Where to go to find a model:I'm a regular reader of various forums at http://www.dpreview.com and just this morning, I ran across a good question, which now prompts me to post here tonight. A beginner photographer was lamenting the fact that he couldn't get any practice with his new camera, because he needed someone to serve as a model. He had tried his wife and his pet, but neither was helpful nor cooperative with his efforts.
So, for those of you looking for a model, here's some ideas:
- Try a local college. Some students may be willing to model in exchange for a small fee, and you might find some art students or models from arts classes as well.
- Try talking to someone at a modeling school, if your community has a modeling school.
- One poster suggested trying a dance school, as the dancers often will want portfolio photos.
- In addition, there's a number of Internet sites for models. The biggest is OneModelPlace at http://www.onemodelplace.com
- There's also a MySpace type website known as Model Mayhem; http://www.modelmayhem.com
- How about your local employment/unemployment office?
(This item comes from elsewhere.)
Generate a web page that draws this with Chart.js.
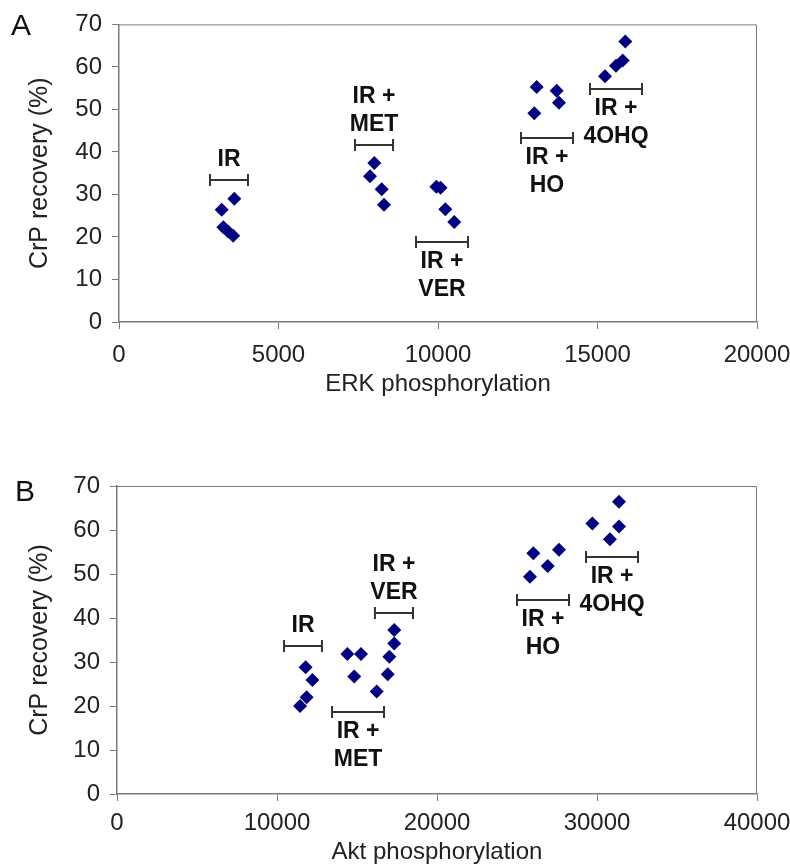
<!DOCTYPE html>
<html>
<head>
<meta charset="utf-8">
<script src="https://cdn.jsdelivr.net/npm/chart.js@4.4.1/dist/chart.umd.min.js"></script>
<style>
  body { margin: 0; background: #fff; width: 790px; height: 868px; position: relative; overflow: hidden; font-family: "Liberation Sans", Arial, sans-serif; }
  canvas { position: absolute; left: 0; }
  .tag { position: absolute; font-size: 30px; color: #111; line-height: 1; }
</style>
</head>
<body>
<canvas id="chart-a" width="790" height="430" style="top:0"></canvas>
<canvas id="chart-b" width="790" height="438" style="top:430px"></canvas>
<div class="tag" style="left:11px;top:10px">A</div>
<div class="tag" style="left:15px;top:476px">B</div>
<script>
// Group labels, same order in both panels
const groupLabels = [['IR'], ['IR +', 'MET'], ['IR +', 'VER'], ['IR +', 'HO'], ['IR +', '4OHQ']];

// Panel A: ERK phosphorylation vs CrP recovery
const erkX = [3615, 3220, 3270, 3420, 3580,
              8003, 7868, 8235, 8307,
              9950, 10080, 10230, 10510,
              13094, 13720, 13793, 13020,
              15872, 15790, 15580, 15235];
const erkY = [29.0, 26.4, 22.3, 21.3, 20.3,
              37.4, 34.3, 31.2, 27.6,
              31.8, 31.6, 26.5, 23.5,
              55.3, 54.4, 51.6, 49.1,
              66.0, 61.5, 60.3, 57.8];
// horizontal bars (mean +/- spread) per group
const erkBarMid = [3448, 7994, 10125, 13417, 15580];
const erkBarHalf = [595, 596, 815, 815, 815];
const erkBarY = [33.4, 41.6, 18.8, 43.3, 54.7];
const erkLabelSide = ['above', 'above', 'below', 'below', 'below'];

// Panel B: Akt phosphorylation vs CrP recovery
const aktX = [11790, 12210, 11850, 11440,
              14400, 15250, 14830, 16230,
              17330, 17330, 17020, 16920,
              26020, 27625, 26920, 25810,
              31375, 29710, 31375, 30810];
const aktY = [28.8, 25.9, 22.0, 20.0,
              31.8, 31.8, 26.7, 23.3,
              37.3, 34.2, 31.2, 27.2,
              54.7, 55.5, 51.8, 49.4,
              66.4, 61.5, 60.8, 57.9];
const aktBarMid = [11625, 15065, 17310, 26625, 30940];
const aktBarHalf = [1185, 1625, 1190, 1625, 1625];
const aktBarY = [33.7, 18.6, 41.1, 44.1, 53.9];
const aktLabelSide = ['above', 'below', 'above', 'below', 'below'];

const yTicks = [0, 10, 20, 30, 40, 50, 60, 70];

const FONT = '"Liberation Sans", Arial, sans-serif';
const AXIS_GREY = '#7a7a7a';

// draws the plot frame, the horizontal bars and the group names
const bracketPlugin = {
  id: 'brackets',
  afterDatasetsDraw(chart, args, opts) {
    const { ctx, chartArea: area, scales: { x, y } } = chart;
    ctx.save();
    ctx.strokeStyle = AXIS_GREY;
    ctx.lineWidth = 1;
    ctx.beginPath();
    ctx.moveTo(area.left, area.top + 0.5);
    ctx.lineTo(area.right - 0.5, area.top + 0.5);
    ctx.lineTo(area.right - 0.5, area.bottom);
    ctx.stroke();

    ctx.font = 'bold 23px ' + FONT;
    ctx.textAlign = 'center';
    ctx.textBaseline = 'middle';
    ctx.fillStyle = '#111';
    opts.mid.forEach((m, i) => {
      const x0 = x.getPixelForValue(m - opts.half[i]);
      const x1 = x.getPixelForValue(m + opts.half[i]);
      const py = Math.round(y.getPixelForValue(opts.level[i]));
      ctx.strokeStyle = '#333';
      ctx.lineWidth = 2;
      ctx.beginPath();
      ctx.moveTo(x0, py); ctx.lineTo(x1, py);
      ctx.moveTo(x0, py - 6); ctx.lineTo(x0, py + 6);
      ctx.moveTo(x1, py - 6); ctx.lineTo(x1, py + 6);
      ctx.stroke();

      const lines = groupLabels[i];
      const cx = x.getPixelForValue(m);
      lines.forEach((t, k) => {
        const ty = opts.side[i] === 'above'
          ? py - 20 - (lines.length - 1 - k) * 28
          : py + 20 + k * 28;
        ctx.fillText(t, cx, ty);
      });
    });
    ctx.restore();
  }
};

function makeChart(id, xs, ys, cfg) {
  const points = xs.map((v, i) => ({ x: v, y: ys[i] }));
  return new Chart(document.getElementById(id), {
    type: 'scatter',
    data: {
      datasets: [{
        data: points,
        pointStyle: 'rectRot',
        pointRadius: 7,
        pointHoverRadius: 7,
        backgroundColor: '#000080',
        borderColor: '#000080',
        borderWidth: 0
      }]
    },
    options: {
      responsive: false,
      animation: false,
      layout: { padding: { top: cfg.top, right: 33, bottom: 0, left: 0 } },
      plugins: {
        legend: { display: false },
        tooltip: { enabled: false },
        brackets: cfg.bars
      },
      scales: {
        x: {
          type: 'linear',
          min: 0,
          max: cfg.xMax,
          // fixed axis box; end labels may overhang the plot edge
          afterFit: s => { s.height = cfg.xHeight; s.paddingLeft = 0; s.paddingRight = 0; },
          afterBuildTicks: s => { s.ticks = cfg.xTicks.map(v => ({ value: v })); },
          border: { color: AXIS_GREY, width: 1.5 },
          grid: { drawOnChartArea: false, tickLength: 7, color: AXIS_GREY },
          ticks: {
            color: '#222',
            padding: cfg.xTickPad,
            maxRotation: 0,
            font: { family: FONT, size: 24 },
            callback: v => String(v)
          },
          title: {
            display: true,
            text: cfg.xTitle,
            color: '#222',
            font: { family: FONT, size: 24 },
            padding: { top: 0, bottom: cfg.xTitlePad }
          }
        },
        y: {
          type: 'linear',
          min: 0,
          max: 70,
          afterFit: s => { s.width = cfg.yWidth; },
          afterBuildTicks: s => { s.ticks = yTicks.map(v => ({ value: v })); },
          border: { color: AXIS_GREY, width: 1.5 },
          grid: { drawOnChartArea: false, tickLength: 7, color: AXIS_GREY },
          ticks: {
            color: '#222',
            padding: 10,
            font: { family: FONT, size: 24 }
          },
          title: {
            display: true,
            text: 'CrP recovery (%)',
            color: '#222',
            font: { family: FONT, size: 25 },
            padding: { top: 25, bottom: 0 }
          }
        }
      }
    },
    plugins: [bracketPlugin]
  });
}

makeChart('chart-a', erkX, erkY, {
  top: 20,
  xMax: 20000,
  xTicks: [0, 5000, 10000, 15000, 20000],
  xTitle: 'ERK phosphorylation',
  xHeight: 108,
  xTickPad: 12,
  xTitlePad: 31,
  yWidth: 119,
  bars: { mid: erkBarMid, half: erkBarHalf, level: erkBarY, side: erkLabelSide }
});

makeChart('chart-b', aktX, aktY, {
  top: 56,
  xMax: 40000,
  xTicks: [0, 10000, 20000, 30000, 40000],
  xTitle: 'Akt phosphorylation',
  xHeight: 74,
  xTickPad: 8,
  xTitlePad: 1,
  yWidth: 117,
  bars: { mid: aktBarMid, half: aktBarHalf, level: aktBarY, side: aktLabelSide }
});
</script>
</body>
</html>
Maybe you can find someone looking for work.
There's also a series of specialized words you probably should learn if you go to an Internet modeling site. Here's some terms for you:
- TFP= time for prints (model will pose in exchange for a limited number of prints)
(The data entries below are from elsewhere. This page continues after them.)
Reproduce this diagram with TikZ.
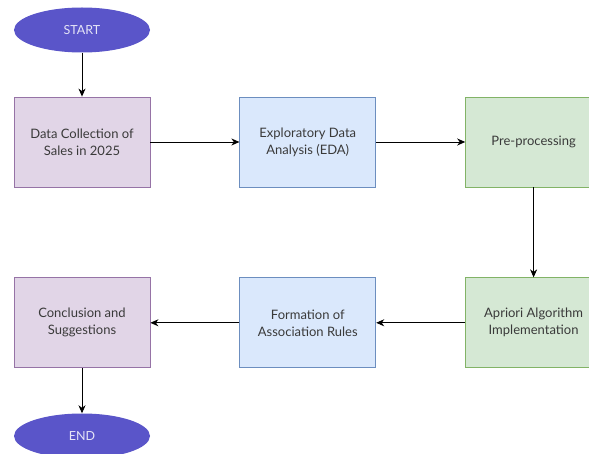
\documentclass[tikz,border=0pt]{standalone}
\usepackage{fontspec}
\setmainfont{Lato}
\usetikzlibrary{arrows.meta,positioning,shapes.geometric}
\definecolor{termfill}{HTML}{5A55C9}
\definecolor{purplefill}{HTML}{E1D5E7}
\definecolor{purpleline}{HTML}{9673A6}
\definecolor{bluefill}{HTML}{DAE8FC}
\definecolor{blueline}{HTML}{6C8EBF}
\definecolor{greenfill}{HTML}{D5E8D4}
\definecolor{greenline}{HTML}{82B366}
\definecolor{labeltext}{HTML}{3A3A3A}
\tikzset{
    %Define standard arrow tip
    >={Stealth[length=8pt,width=7pt,inset=2.5pt]},
    % Define arrow style
    flow/.style={
           ->,
           line width=0.9pt,}
}
\begin{document}
\begin{tikzpicture}[
x=1pt, y=1pt,
node distance=89pt,
terminal/.style={ellipse, fill=termfill, text=white!85!termfill,
    minimum width=136pt, minimum height=45pt, inner sep=0pt, font=\fontsize{12.5}{14}\selectfont},
procbox/.style={rectangle, draw, line width=0.8pt, text=labeltext, align=center,
    minimum width=136pt, minimum height=90pt, inner sep=2pt, font=\fontsize{13}{17}\selectfont},
purplebox/.style={procbox, fill=purplefill, draw=purpleline},
bluebox/.style={procbox, fill=bluefill, draw=blueline},
greenbox/.style={procbox, fill=greenfill, draw=greenline},
]
\clip (0,0) rectangle (589,-454);
\fill[white] (0,0) rectangle (589,-454);
%Nodes
\node[terminal](start) at (82,-30){START};
\node[purplebox](collect) at (82,-142){Data Collection of\\Sales in 2025};
\node[bluebox](eda)[right=of collect]{Exploratory Data\\Analysis (EDA)};
\node[greenbox](prep)[right=of eda]{Pre-processing};

\node[greenbox](apriori)[below=90pt of prep]{Apriori Algorithm\\Implementation};
\node[bluebox](rules)[left=of apriori]{Formation of\\Association Rules};
\node[purplebox](concl)[left=of rules]{Conclusion and\\Suggestions};
\node[terminal](finish) at (82,-436){END};

\draw[flow] (start) -- (collect);
\draw[flow] (collect) -- (eda);
\draw[flow] (eda) -- (prep);
\draw[flow] (prep) -- (apriori);
\draw[flow] (apriori) -- (rules);
\draw[flow] (rules) -- (concl);
\draw[flow] (concl) -- (finish);

\end{tikzpicture}
\end{document}
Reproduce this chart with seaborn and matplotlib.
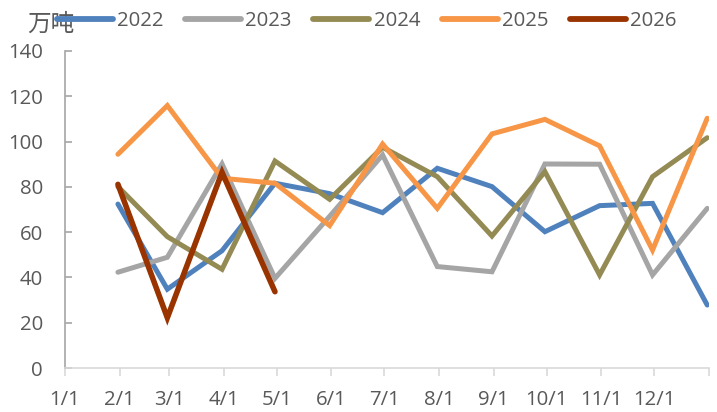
import matplotlib
matplotlib.use("Agg")
import matplotlib.pyplot as plt
import seaborn as sns
import pandas as pd
import numpy as np

# ---- data ----
dates = ["2023-01-31", "2023-02-28", "2023-03-31", "2023-04-30", "2023-05-31", "2023-06-30",
         "2023-07-31", "2023-08-31", "2023-09-30", "2023-10-31", "2023-11-30", "2023-12-31"]
y2022 = [72.4, 34.8, 51.8, 81.6, 77.0, 68.6, 88.2, 80.1, 60.2, 71.7, 72.7, 27.8]
y2023 = [42.3, 48.9, 90.1, 39.6, 67.0, 94.1, 44.8, 42.5, 90.1, 90.0, 41.1, 70.5]
y2024 = [80.1, 58.0, 43.6, 91.4, 74.5, 97.5, 84.5, 58.3, 86.7, 41.1, 84.5, 101.7]
y2025 = [94.4, 115.9, 83.8, 81.6, 62.9, 98.9, 70.5, 103.4, 109.8, 98.1, 52.1, 110.3]
y2026 = [81.1, 22.2, 86.4, 33.7]
series_names = ["2022", "2023", "2024", "2025", "2026"]
tick_dates = ["2023-01-01", "2023-02-01", "2023-03-01", "2023-04-01", "2023-05-01", "2023-06-01",
              "2023-07-01", "2023-08-01", "2023-09-01", "2023-10-01", "2023-11-01", "2023-12-01",
              "2024-01-01"]
tick_labels = ["1/1", "2/1", "3/1", "4/1", "5/1", "6/1", "7/1", "8/1", "9/1", "10/1", "11/1", "12/1", ""]
unit_label = "万吨"

colors = {"2022": "#4f81bd", "2023": "#a5a5a5", "2024": "#948a54", "2025": "#f79646", "2026": "#993300"}

rows = []
for name, vals in zip(series_names, [y2022, y2023, y2024, y2025, y2026]):
    for d, v in zip(dates, vals):
        rows.append({"date": pd.Timestamp(d), "value": v, "year": name})
df = pd.DataFrame(rows)

sns.set_theme(style="white")
plt.rcParams["font.family"] = ["Open Sans", "DejaVu Sans"]

W, H = 717, 412
fig = plt.figure(figsize=(W / 100, H / 100), dpi=100)
ax = fig.add_axes([65 / W, (H - 368) / H, (709 - 65) / W, (368 - 51) / H])

sns.lineplot(data=df, x="date", y="value", hue="year", hue_order=series_names,
             palette=colors, ax=ax, linewidth=3.6, legend=False, sort=True)
for ln in ax.get_lines():
    ln.set_solid_capstyle("round")
    ln.set_solid_joinstyle("miter")
ax.get_lines()[-1].set_linewidth(4.0)

ax.set_xlim(pd.Timestamp(tick_dates[0]), pd.Timestamp(tick_dates[-1]))
ax.set_ylim(0, 140)
ax.set_yticks(np.arange(0, 141, 20))
ax.set_xticks([pd.Timestamp(t) for t in tick_dates])
ax.set_xticklabels(tick_labels)
ax.set_xlabel("")
ax.set_ylabel("")

for s in ["top", "right"]:
    ax.spines[s].set_visible(False)
ax.spines["left"].set_color("#a6a6a6")
ax.spines["left"].set_linewidth(1.2)
ax.spines["bottom"].set_color("#d9d9d9")
ax.spines["bottom"].set_linewidth(1.2)

ax.tick_params(axis="y", direction="in", length=5, width=1.2, color="#a6a6a6",
               labelsize=14.7, labelcolor="#595959", pad=16, left=True)
ax.tick_params(axis="x", direction="out", length=6, width=1.2, color="#d9d9d9",
               labelsize=14.7, labelcolor="#595959", pad=10, bottom=True)

from matplotlib.lines import Line2D
handles = [Line2D([0], [0], color=colors[n], lw=4.2, solid_capstyle="round") for n in series_names]
leg = fig.legend(handles, series_names, loc="center left", bbox_to_anchor=(57 / W, 1 - 21 / H),
                 ncol=5, frameon=False, fontsize=14.7, handlelength=2.75, handletextpad=0.2,
                 columnspacing=1.05, borderpad=0, borderaxespad=0)
for t in leg.get_texts():
    t.set_color("#595959")

fig.text(27 / W, 1 - 24 / H, unit_label, fontsize=17, color="#595959", va="center", ha="left",
         family=["Noto Sans CJK SC", "DejaVu Sans"], zorder=0)

fig.savefig("out.png", dpi=100)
- TFCD=time for CD (i.e. model will pose for free, if you provide digital images on a CD)
- model release=signed permission from the model, allowing the photographer to do what he wants with the images.
- comp cards--small postcard sized card with 3 to 5 photos of the model, often on both sides, used for promotion and containing key information like height, weight, eye color, hair color, etc.
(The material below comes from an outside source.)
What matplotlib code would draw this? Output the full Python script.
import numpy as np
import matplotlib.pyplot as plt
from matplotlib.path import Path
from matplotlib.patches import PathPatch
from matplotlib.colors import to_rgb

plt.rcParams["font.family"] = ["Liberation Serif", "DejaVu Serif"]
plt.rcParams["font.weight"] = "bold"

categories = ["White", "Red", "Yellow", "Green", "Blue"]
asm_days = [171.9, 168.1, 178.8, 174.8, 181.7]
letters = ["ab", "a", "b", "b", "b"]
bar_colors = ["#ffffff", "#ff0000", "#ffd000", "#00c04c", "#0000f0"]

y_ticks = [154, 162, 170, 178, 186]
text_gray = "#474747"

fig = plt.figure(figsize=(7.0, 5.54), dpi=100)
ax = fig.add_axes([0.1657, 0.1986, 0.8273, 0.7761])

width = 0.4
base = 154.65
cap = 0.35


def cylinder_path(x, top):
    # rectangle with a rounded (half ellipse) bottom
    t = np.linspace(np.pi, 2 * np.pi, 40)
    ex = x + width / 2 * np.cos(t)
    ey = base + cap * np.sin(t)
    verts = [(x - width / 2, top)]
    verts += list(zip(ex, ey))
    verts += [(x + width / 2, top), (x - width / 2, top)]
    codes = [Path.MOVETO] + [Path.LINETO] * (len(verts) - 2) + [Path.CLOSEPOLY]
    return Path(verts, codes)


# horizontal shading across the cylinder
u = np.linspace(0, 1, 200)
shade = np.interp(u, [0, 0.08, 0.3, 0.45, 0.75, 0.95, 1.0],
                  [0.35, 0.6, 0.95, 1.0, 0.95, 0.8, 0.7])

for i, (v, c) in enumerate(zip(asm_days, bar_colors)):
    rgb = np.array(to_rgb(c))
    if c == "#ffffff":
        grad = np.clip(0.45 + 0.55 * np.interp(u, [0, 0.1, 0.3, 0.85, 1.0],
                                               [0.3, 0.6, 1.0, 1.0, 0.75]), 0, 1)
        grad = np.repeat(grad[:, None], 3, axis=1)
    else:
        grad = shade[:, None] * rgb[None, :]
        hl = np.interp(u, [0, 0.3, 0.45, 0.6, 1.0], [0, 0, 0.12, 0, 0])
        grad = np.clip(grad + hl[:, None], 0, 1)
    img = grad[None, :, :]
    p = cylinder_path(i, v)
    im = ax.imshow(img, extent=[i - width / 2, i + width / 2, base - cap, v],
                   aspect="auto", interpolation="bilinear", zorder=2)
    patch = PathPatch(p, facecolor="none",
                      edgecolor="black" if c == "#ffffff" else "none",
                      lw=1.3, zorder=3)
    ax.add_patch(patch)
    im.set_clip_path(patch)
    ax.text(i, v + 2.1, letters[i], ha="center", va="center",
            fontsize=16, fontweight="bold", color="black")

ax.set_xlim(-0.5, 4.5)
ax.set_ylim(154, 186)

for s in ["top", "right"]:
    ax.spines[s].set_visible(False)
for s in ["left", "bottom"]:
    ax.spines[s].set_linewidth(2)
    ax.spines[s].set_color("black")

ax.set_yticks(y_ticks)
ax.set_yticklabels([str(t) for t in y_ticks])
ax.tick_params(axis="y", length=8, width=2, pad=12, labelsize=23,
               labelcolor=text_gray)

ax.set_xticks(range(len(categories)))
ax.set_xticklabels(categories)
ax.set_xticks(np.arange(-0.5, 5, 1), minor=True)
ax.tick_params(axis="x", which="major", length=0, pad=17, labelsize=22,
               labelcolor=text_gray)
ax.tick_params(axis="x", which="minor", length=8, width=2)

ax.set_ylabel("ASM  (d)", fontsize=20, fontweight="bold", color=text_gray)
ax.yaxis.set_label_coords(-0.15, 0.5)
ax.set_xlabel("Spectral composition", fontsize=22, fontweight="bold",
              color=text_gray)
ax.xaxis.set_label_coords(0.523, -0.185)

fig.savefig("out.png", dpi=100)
- Portfolio--also known as a "book", this is simply a collection of the work of the model or the work of the photographer.
- Tear sheet--a page containing an image, taken from a magazine or other publication, typically depicting a model's work. May also demonstrate a photographer's work. Tear sheets can also be used to give ideas to a model or photographer for use during a shoot.
One important rule for any photographer working with any model--NEVER touch the model without first receiving permission and/or telling the model what you're about to do and why--i.e. "I'd like to move your arm to exactly where I'd like it. Is that okay?" Act professionally, and you'll leave a positive impression.